BRIEF =
Exactly as written, write out the lines below from the first to the one containing "from matplotlib.patches import Patch", inclusive. Pictures do not belong in the copy.

* START INFORMATION SHOWN *

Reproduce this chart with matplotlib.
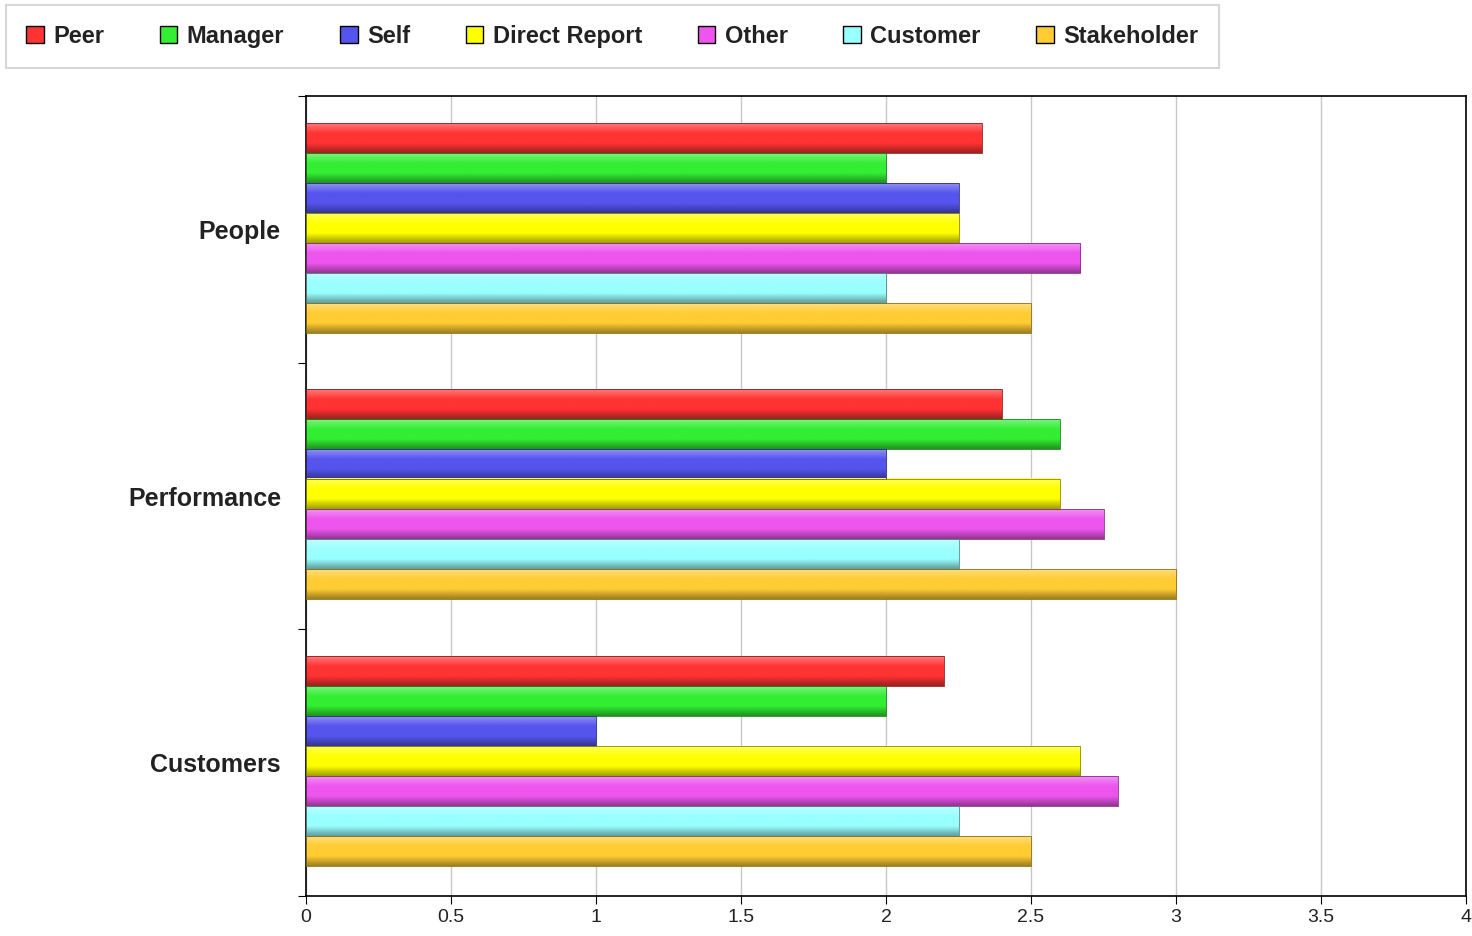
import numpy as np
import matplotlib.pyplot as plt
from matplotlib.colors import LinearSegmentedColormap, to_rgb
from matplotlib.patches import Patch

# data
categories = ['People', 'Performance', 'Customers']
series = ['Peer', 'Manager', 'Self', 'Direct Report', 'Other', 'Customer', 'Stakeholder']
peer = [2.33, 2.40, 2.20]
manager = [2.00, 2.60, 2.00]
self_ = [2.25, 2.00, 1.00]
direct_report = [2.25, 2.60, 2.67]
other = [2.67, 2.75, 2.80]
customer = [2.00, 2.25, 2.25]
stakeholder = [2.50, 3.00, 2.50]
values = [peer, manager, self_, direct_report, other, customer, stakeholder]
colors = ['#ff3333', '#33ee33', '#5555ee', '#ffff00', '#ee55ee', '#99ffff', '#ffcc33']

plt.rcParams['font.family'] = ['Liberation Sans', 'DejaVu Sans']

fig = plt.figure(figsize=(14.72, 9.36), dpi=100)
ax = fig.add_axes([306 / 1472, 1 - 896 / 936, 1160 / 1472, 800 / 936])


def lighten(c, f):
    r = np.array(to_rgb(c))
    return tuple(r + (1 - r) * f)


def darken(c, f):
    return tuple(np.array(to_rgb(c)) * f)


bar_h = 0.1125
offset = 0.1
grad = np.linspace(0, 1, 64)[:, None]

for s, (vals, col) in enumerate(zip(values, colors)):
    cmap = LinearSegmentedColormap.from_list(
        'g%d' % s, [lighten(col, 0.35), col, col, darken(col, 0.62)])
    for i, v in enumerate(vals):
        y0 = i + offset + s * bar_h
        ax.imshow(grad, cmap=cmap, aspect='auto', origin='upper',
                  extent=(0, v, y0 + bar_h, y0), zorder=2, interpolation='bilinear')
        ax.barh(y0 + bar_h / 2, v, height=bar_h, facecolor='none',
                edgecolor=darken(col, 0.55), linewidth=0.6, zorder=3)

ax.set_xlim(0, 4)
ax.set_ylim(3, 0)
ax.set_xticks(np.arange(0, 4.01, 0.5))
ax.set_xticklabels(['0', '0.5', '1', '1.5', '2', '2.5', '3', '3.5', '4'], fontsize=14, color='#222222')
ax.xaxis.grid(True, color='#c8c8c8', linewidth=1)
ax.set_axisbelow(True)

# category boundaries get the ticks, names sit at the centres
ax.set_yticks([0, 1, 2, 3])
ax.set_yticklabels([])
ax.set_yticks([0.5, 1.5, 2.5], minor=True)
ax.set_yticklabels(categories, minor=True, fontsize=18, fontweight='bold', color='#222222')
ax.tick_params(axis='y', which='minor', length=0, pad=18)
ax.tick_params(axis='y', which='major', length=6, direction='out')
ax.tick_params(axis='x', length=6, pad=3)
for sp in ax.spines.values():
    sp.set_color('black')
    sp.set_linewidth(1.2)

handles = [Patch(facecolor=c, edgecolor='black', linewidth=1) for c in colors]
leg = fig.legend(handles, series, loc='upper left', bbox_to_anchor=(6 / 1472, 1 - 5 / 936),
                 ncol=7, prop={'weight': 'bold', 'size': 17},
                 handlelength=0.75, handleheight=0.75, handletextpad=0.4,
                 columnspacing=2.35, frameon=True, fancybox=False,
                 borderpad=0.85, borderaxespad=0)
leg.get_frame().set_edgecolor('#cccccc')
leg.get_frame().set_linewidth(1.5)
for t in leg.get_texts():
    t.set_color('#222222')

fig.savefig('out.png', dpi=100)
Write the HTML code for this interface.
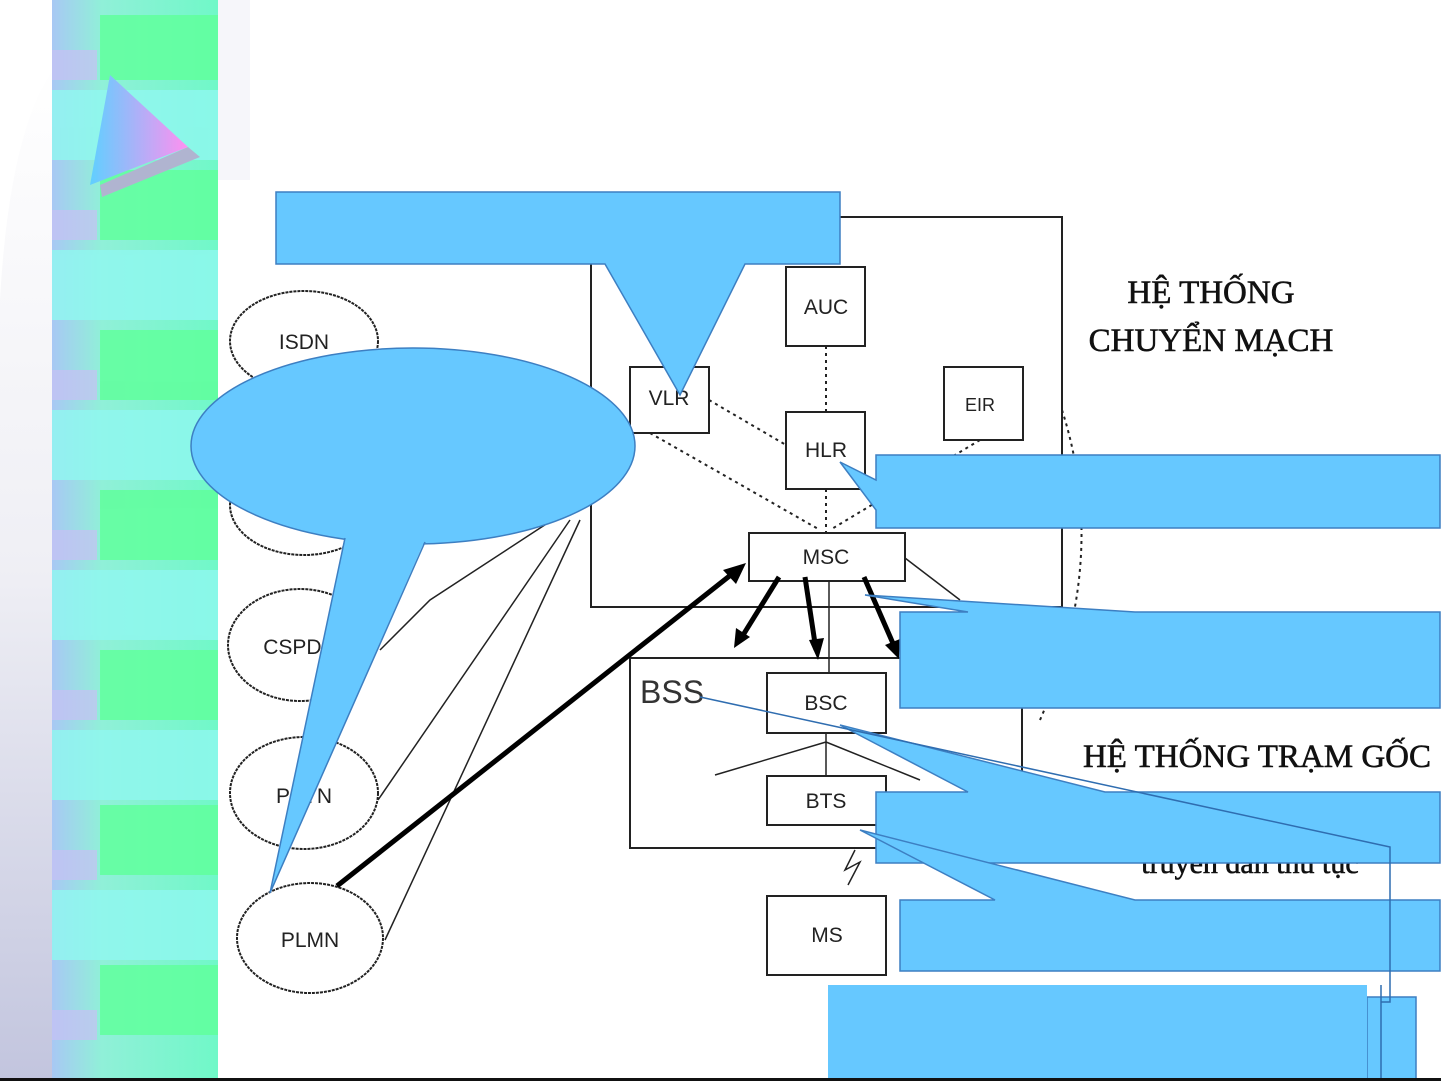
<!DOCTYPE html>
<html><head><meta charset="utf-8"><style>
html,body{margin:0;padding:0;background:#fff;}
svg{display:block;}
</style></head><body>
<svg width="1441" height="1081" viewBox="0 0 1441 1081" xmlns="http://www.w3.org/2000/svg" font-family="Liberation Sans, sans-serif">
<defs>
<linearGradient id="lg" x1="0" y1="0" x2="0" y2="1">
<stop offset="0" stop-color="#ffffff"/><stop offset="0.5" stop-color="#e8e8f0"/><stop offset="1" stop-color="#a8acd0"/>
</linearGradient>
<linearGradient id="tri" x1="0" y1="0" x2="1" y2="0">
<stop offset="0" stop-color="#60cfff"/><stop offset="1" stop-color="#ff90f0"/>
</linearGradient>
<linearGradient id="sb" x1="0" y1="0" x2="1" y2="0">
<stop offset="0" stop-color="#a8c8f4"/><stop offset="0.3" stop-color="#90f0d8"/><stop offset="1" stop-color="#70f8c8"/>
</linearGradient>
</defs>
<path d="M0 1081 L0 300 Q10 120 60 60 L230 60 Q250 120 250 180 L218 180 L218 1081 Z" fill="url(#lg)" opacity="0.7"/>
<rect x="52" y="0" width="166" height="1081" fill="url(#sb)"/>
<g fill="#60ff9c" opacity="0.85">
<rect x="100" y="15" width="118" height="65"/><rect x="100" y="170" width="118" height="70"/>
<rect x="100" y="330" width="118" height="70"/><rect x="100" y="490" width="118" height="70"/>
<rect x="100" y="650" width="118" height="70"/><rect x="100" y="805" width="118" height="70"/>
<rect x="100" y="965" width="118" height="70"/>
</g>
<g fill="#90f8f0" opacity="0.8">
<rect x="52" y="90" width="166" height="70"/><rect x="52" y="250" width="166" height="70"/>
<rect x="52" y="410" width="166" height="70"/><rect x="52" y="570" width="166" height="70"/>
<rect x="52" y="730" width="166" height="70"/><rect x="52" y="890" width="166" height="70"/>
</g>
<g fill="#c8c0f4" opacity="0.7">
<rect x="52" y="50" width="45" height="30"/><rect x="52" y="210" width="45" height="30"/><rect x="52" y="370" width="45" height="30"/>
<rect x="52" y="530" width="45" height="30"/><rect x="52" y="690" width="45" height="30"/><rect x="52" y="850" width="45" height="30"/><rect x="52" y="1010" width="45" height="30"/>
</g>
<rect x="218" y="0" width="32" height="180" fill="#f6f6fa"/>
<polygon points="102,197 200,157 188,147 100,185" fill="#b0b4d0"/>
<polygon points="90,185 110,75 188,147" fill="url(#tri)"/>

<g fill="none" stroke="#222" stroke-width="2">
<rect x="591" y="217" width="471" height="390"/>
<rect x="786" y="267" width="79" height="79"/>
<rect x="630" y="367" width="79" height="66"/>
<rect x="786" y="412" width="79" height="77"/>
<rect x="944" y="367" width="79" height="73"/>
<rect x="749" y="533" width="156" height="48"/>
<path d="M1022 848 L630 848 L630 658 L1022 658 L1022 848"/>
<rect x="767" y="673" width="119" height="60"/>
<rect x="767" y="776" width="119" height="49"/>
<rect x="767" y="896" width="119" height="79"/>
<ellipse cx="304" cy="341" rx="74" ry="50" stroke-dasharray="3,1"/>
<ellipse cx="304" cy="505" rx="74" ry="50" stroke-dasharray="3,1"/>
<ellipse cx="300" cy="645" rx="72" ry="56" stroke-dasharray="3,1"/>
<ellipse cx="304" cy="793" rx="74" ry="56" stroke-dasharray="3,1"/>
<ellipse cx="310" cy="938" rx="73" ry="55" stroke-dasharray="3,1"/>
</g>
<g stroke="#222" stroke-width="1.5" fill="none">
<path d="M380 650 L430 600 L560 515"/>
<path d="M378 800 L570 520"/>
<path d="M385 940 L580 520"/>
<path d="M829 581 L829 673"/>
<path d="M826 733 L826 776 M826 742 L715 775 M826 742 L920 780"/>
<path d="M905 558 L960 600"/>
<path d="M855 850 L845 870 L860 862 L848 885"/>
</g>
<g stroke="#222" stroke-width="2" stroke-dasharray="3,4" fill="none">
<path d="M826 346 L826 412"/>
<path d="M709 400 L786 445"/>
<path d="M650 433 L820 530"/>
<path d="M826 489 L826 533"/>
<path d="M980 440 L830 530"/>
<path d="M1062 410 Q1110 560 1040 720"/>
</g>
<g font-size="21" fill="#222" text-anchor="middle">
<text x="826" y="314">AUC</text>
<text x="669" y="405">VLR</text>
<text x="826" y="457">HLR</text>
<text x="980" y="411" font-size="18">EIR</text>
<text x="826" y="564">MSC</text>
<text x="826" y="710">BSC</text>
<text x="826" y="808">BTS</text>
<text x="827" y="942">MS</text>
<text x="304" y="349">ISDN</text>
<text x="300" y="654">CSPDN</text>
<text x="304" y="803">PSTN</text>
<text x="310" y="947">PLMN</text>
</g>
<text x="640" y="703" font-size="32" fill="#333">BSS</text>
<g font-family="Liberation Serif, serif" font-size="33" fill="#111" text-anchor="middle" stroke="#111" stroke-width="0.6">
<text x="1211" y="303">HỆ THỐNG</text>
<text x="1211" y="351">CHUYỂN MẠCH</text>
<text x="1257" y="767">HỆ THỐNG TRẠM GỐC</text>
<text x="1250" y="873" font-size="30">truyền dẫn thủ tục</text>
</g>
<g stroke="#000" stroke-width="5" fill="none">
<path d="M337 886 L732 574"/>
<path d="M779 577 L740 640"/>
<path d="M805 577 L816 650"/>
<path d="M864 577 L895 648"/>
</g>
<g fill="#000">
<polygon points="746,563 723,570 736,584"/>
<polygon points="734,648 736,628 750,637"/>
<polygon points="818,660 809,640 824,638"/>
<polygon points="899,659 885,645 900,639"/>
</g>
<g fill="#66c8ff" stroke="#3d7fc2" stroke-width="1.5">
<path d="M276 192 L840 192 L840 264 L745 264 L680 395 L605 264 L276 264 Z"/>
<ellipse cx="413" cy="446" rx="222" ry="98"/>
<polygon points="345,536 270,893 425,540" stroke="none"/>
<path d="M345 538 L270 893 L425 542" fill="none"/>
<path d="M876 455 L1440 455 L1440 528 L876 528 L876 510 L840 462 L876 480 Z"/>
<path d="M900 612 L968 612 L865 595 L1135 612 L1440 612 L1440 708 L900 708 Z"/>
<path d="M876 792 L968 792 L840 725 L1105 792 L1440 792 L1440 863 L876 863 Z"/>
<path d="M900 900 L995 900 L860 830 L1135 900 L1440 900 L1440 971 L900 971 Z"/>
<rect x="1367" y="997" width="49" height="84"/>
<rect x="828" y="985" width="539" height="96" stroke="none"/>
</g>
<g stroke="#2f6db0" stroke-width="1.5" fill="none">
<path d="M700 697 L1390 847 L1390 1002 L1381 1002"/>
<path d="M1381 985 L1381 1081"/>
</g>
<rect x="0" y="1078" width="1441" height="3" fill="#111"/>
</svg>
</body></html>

* END INFORMATION SHOWN *

ANSWER FOR THIS EXERCISE =
Reproduce this chart with matplotlib.
import numpy as np
import matplotlib.pyplot as plt
from matplotlib.colors import LinearSegmentedColormap, to_rgb
from matplotlib.patches import Patch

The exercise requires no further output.